No, brute contingent facts do not require external determination, so I reject this obviously. Or, I accept it and it's irrelevant because, again, brute contingent facts do not require external determination.

They are not determined internally.

So determined non-internally if you prefer. Non-internal to reality.

My point is that is a tautological impossibility. Reality by definition is all. That is what we want to explain (or at least, zoom in on a potential form of explanation).

Reality can't depend on anything making a choice that is not a part of itself.

I think you just aren't understanding what it means to be "brute". It does not mean "caused externally", it means "the end of the explanatory chain has been reached". If you want to say that the explanatory chain has no end, great, go for it, you now have a regress problem.

There is no "choice", there is determination, there is no explanation. If you're still framing things there, then you're just denying brute facts, but you're not about to prove that brute facts aren't possible in a HN thread and you're getting the concepts of necessity, brute, and contingent mixed up along the way.

Maybe we are missing something in each other's views. Or I am.

Here I distinguish between "explanation" and "determination". Hoping that helps.

My understanding of brute facts, is they are free values in theory, but measured values in practice. And somehow we just accept experimental measurements of some things as the end of explanation.

I am arguing against the validity of less than full determination, and pointing out that does not imply endless chains of determination.

But our explanations may forever be more limited than reality, for any. number of reasons, but not because reality doesn't fully determine everything. I can see a practical acceptance of values without full explanation, if we have reason to believe we cannot probe further.

Maybe that is a level of agreement?

--

As for complete determination, without any need for infinite regress:

Unique self-consistencies are co-constraints that can fully determine things without infinite regress. There is a unique determination loop, not an endless spiral. Uniqueness avoids the inadequacies of non-unique circular reasoning. And reality itself must have this property. The only possible explanation (from our point of view) or determiner (as it actually exists), of its own properties, is itself. As a unique self-consistent form it can do that. Constrained by self-consistency and self-containment.

I am very much trying to understand the line we disagree on, interpret differently, or not.

> My understanding of brute facts, is they are free values in theory, but measured values in practice. And somehow we just accept experimental measurements of some things as the end of explanation.

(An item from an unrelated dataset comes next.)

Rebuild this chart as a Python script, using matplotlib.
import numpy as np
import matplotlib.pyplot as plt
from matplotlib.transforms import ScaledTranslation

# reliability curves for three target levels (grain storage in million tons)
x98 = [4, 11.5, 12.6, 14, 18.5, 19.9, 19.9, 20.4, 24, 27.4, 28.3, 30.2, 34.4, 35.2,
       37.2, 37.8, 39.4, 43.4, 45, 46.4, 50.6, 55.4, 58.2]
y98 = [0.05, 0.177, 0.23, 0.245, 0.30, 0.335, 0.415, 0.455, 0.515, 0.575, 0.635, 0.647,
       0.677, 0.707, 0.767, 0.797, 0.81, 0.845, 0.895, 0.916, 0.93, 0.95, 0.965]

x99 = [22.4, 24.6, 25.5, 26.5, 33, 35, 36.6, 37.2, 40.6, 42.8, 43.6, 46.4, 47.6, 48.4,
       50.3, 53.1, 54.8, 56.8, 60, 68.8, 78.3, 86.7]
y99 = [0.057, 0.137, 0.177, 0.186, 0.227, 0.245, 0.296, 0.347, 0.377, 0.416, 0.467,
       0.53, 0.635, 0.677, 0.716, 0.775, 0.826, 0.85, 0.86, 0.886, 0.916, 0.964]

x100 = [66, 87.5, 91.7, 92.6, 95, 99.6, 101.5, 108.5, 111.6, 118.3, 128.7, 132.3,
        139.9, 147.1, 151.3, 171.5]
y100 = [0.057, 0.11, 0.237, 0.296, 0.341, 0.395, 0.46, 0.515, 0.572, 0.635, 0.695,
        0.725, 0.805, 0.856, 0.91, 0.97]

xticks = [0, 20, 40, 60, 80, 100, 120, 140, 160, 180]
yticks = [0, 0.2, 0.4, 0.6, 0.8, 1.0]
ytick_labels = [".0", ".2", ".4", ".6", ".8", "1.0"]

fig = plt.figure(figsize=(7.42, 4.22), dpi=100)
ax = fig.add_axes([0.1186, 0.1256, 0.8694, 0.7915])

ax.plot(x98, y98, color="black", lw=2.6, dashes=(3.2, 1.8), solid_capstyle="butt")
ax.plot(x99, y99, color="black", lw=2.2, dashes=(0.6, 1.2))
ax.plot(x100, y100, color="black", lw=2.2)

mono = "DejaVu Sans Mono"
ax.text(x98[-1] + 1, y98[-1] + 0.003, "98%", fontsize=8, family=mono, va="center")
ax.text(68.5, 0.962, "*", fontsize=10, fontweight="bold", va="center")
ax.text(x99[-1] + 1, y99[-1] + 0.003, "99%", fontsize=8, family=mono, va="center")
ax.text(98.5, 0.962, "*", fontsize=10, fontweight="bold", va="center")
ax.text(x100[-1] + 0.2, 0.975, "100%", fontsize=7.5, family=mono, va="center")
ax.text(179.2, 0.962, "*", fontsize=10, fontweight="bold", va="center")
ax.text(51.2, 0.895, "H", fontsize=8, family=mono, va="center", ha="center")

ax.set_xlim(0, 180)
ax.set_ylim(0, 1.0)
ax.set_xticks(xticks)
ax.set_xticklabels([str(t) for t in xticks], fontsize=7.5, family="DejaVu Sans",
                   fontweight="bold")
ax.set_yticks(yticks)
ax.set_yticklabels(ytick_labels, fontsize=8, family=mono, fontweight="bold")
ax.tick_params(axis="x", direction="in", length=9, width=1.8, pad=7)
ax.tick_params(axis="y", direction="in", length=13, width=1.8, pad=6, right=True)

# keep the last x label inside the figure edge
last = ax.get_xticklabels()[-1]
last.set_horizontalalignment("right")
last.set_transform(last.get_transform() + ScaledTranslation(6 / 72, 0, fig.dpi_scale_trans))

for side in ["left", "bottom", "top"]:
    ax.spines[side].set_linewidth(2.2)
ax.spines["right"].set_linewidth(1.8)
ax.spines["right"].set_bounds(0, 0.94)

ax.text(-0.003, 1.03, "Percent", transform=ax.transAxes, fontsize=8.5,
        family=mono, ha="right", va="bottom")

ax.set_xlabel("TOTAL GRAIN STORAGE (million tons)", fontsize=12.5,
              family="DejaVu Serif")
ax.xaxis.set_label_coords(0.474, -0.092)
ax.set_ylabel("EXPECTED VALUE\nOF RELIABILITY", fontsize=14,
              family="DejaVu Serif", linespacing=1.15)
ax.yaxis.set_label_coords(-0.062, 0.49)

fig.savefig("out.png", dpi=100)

What you accept as a brute fact is conditional on your world view. For most people it's going to be very little, like "the initial state of the universe" or "the constant values of the universe" etc, although the latter is not necessarily the case either.

You seem to be trying to argue that the infinite regress can be avoided, and it's where things seem to be falling apart. You're trying to leap from a simple tautology to specific metaphysical claims that do not necessarily follow, and you're just ending up with brute facts.

You're saying that all things must be explained by reality, but that's fine and consistent with the existence of brute facts. I suspect that this is at least one of the core things we are not on the same page about. Brute facts do not appeal to things outside of reality. So any argument that starts with a tautology "reality exclusively contains reality" is just not going to get you to "brute facts don't exist" because brute facts are perfectly consistent with that tautology.

Your appeal to uniqueness isn't justified either. Why must reality have that property? This is a heavy metaphysical claim that you are asserting here, it's your "brute fact" that you're trying to say isn't a brute fact.

Perhaps a simple question will help. Under your model, what determines the speed of light? I assume your only position here would be to say that it is logically necessary?

> Maybe that is a level of agreement?

We can agree that there are limits to knowledge but we definitely don't agree that all things are determined by some other thing. I don't really commit either way, personally.